# Struggling with conditional probability question

• Apr 10th 2011, 10:25 AM
angypangy
Struggling with conditional probability question
Hello

The question says:

A bag P contains three red balls. A second bag Q contains two red balls and three black balls.
(i) A bag is chosen at random and one ball is withdrawn. Find the probability that this ball is red.

OK, using a tree diagram I correctly worked out the answer to be 7/10. no problem there.

But the rest of the question.

This ball remains outside the bag.
(ii) A bag is again chosen at random (it is not known whether this is the same bag as before or not) and one ball is withdrawn. Find the joint probability that both this ball and the one previously withdrawn are red.

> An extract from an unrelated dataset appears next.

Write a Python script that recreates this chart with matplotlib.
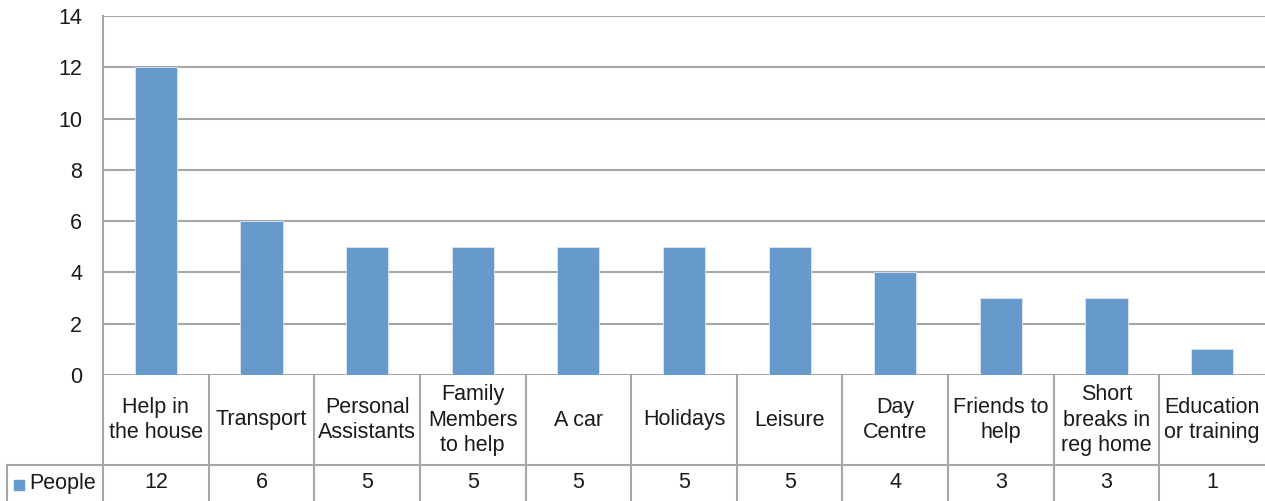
import numpy as np
import matplotlib.pyplot as plt
from matplotlib.transforms import blended_transform_factory

plt.rcParams['font.family'] = ['Liberation Sans', 'DejaVu Sans']

# Data
categories = ['Help in\nthe house', 'Transport', 'Personal\nAssistants', 'Family\nMembers\nto help',
              'A car', 'Holidays', 'Leisure', 'Day\nCentre', 'Friends to\nhelp',
              'Short\nbreaks in\nreg home', 'Education\nor training']
people = [12, 6, 5, 5, 5, 5, 5, 4, 3, 3, 1]
series_name = 'People'

bar_color = '#6699CC'
grid_color = '#A6A6A6'
text_color = '#1A1A1A'
fs = 15.5

W, H = 1265, 501
fig = plt.figure(figsize=(W / 100, H / 100), dpi=100)

# plot area in pixels
left, right, top, zero = 103, 1265, 16, 375
ax = fig.add_axes([left / W, (H - zero) / H, (right - left) / W, (zero - top) / H])

x = np.arange(len(categories))
ax.bar(x, people, width=0.4, color=bar_color, edgecolor='#DCE6F2', linewidth=0.6, zorder=3)
ax.set_xlim(-0.5, len(categories) - 0.5)
ax.set_ylim(0, 14)
ax.set_yticks(range(0, 15, 2))
ax.yaxis.grid(True, color=grid_color, linewidth=1.5)
ax.set_axisbelow(True)
ax.set_xticks([])
ax.tick_params(axis='y', length=0, pad=15, labelsize=fs, labelcolor=text_color)
for side in ['top', 'right', 'bottom']:
    ax.spines[side].set_visible(False)
ax.spines['left'].set_color(grid_color)
ax.spines['left'].set_linewidth(1.5)

# data table underneath
tr = blended_transform_factory(ax.transData, fig.transFigure)
y_top = (H - zero) / H
y_mid = (H - 465) / H
legend_left = 7

for i in range(len(categories)):
    fig.add_artist(plt.Line2D([i - 0.5, i - 0.5], [0, y_top], transform=tr,
                              color=grid_color, linewidth=1.5))
fig.add_artist(plt.Line2D([legend_left / W, 1], [y_mid, y_mid], transform=fig.transFigure,
                          color=grid_color, linewidth=1.5))
fig.add_artist(plt.Line2D([legend_left / W, legend_left / W], [0, y_mid], transform=fig.transFigure,
                          color=grid_color, linewidth=1.5))

for i, (cat, val) in enumerate(zip(categories, people)):
    fig.text(i, (y_top + y_mid) / 2, cat, transform=tr, ha='center', va='center',
             fontsize=fs, color=text_color, linespacing=1.3)
    fig.text(i, y_mid / 2, str(val), transform=tr, ha='center', va='center',
             fontsize=fs, color=text_color)

# legend key
fig.patches.append(plt.Rectangle((14 / W, (H - 490) / H), 10 / W, 10 / H,
                                 transform=fig.transFigure, color=bar_color))
fig.text(29 / W, y_mid / 2, series_name, ha='left', va='center', fontsize=fs, color=text_color)

plt.savefig('out.png', dpi=100)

To answer this one I calculated that if ball chosen from bag P then it could only be red - 1/2 chance of that. For the Q bag would be a 1/5 chance of getting a red ball. (Ah just seen a problem with that logic - how do you know there are still 5 balls in Q???

OK, how would you lay this one out? Would you use a tree diagram? Some help would be much appreciated. I have studied conditional probability but just stumped on this question.

I didn't go on to the next part of the question:
(iii) If they are both red, what is the probability that bag P was used on both occasions?

Angus
• Apr 10th 2011, 10:58 AM
Plato
Quote:

Originally Posted by angypangy
The question says:
A bag P contains three red balls. A second bag Q contains two red balls and three black balls.
(i) A bag is chosen at random and one ball is withdrawn. Find the probability that this ball is red.

$\mathcal{P}(R)=\mathcal{P}(R|P)\mathcal{P}(P)+\mat hcal{P}(R|Q)\mathcal{P}(Q)=1\cdot\frac{1}{2}+\frac {2}{5}\cdot\frac{1}{2}$
• Apr 10th 2011, 12:05 PM
angypangy
Yes, thanks but I got that bit. It was question (ii) I was stuck on.
• Apr 10th 2011, 12:16 PM
Plato
Quote:

Originally Posted by angypangy
Yes, thanks but I got that bit. It was question (ii) I was stuck on.

$\mathcal{P}(R_1R_2)=\mathcal{P}(R_2|R_1)\mathcal{P }(R_1)$.

You know $\mathcal{P}(R_1)$ go about finding $\mathcal{P}(R_2|R_1)$ in exactly the same using one less red ball.